Obama's recent comments on the Ground Zero mosque has his critics chomping at the bit.
While President Obama was down in Florida taking in the sights, critics sounded off on his support of a controversial mosque near the World Trade Center site.
Senator John Cornyn of Texas is one of those critics.
"Washington, the white house, the administration, the President himself seems to be disconnected from the mainstream of America," Cornyn said on one of the Sunday talk shows.
On Friday, the President weighed in on an issue the White House had been avoiding.
"Muslims have the right to practice their religion as everyone else in this country…" said Obama. "…That includes the right to build a place of worship and a community center on private property…"

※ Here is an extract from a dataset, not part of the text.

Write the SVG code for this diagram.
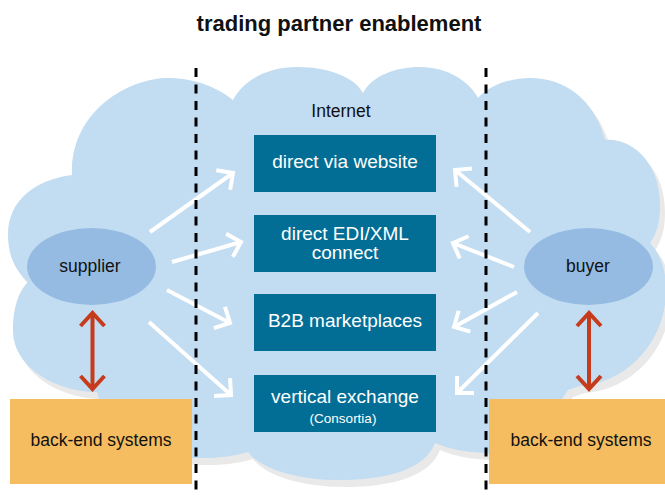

He later clarified that remark, saying…
"I was not commenting and I will not comment on the wisdom of making the decision to put a mosque there. I was commenting very specifically on the right people have that dates back to our founding."

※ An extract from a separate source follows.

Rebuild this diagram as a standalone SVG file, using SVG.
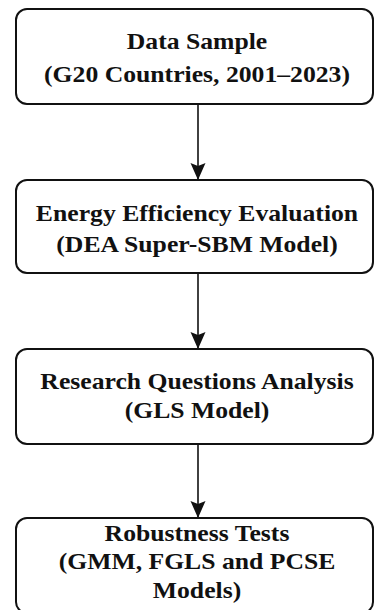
<svg xmlns="http://www.w3.org/2000/svg" width="374" height="610" viewBox="0 0 374 610">
<style>
.box{fill:#ffffff;stroke:#111111;stroke-width:2}
.c{stroke:#111111;stroke-width:1.6;fill:none}
.ah{fill:#111111}
text{font-family:"Liberation Serif","Times New Roman",serif;font-weight:700;font-size:24px;fill:#111111;text-anchor:middle}
</style>
<rect width="374" height="610" fill="#ffffff"/>
<g id="connectors">
<line class="c" x1="198" y1="104" x2="198" y2="180"/>
<path class="ah" d="M190.5,163 L198,166 L205.5,163 L198,180 Z"/>
<line class="c" x1="198" y1="273" x2="198" y2="349"/>
<path class="ah" d="M190.5,332 L198,335 L205.5,332 L198,349 Z"/>
<line class="c" x1="198" y1="444" x2="198" y2="518"/>
<path class="ah" d="M190.5,501 L198,504 L205.5,501 L198,518 Z"/>
</g>
<g id="node1">
<rect class="box" x="16" y="9" width="357" height="95" rx="11"/>
<g transform="translate(197,0) scale(1.07,1)">
<text x="0" y="49">Data Sample</text>
<text x="0" y="82">(G20 Countries, 2001–2023)</text>
</g>
</g>
<g id="node2">
<rect class="box" x="16" y="180" width="357" height="93" rx="11"/>
<g transform="translate(197,0) scale(1.07,1)">
<text x="0" y="221">Energy Efficiency Evaluation</text>
<text x="0" y="252">(DEA Super-SBM Model)</text>
</g>
</g>
<g id="node3">
<rect class="box" x="16" y="349" width="357" height="95" rx="11"/>
<g transform="translate(197,0) scale(1.07,1)">
<text x="0" y="389">Research Questions Analysis</text>
<text x="0" y="418">(GLS Model)</text>
</g>
</g>
<g id="node4">
<rect class="box" x="16" y="518" width="357" height="95" rx="11"/>
<g transform="translate(197,0) scale(1.07,1)">
<text x="0" y="541">Robustness Tests</text>
<text x="0" y="569">(GMM, FGLS and PCSE</text>
<text x="0" y="598">Models)</text>
</g>
</g>
</svg>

Rep. Chris Van Hollen defended the President.
"He was simply stating the principle that under our great constitution, we do not discriminate against people based on their religion,” said Van Hollen.
Rep. Peter king of New York says the President is missing the point.
"I think the president, by the way, is trying to have it both ways,” says King. “…I don't know of anyone who was saying that Muslims do not have the right to practice their religion, but with rights go responsibilities, and that's the part of it the president did not comment on."
A presidential comment, that’s heating up an already fiery debate.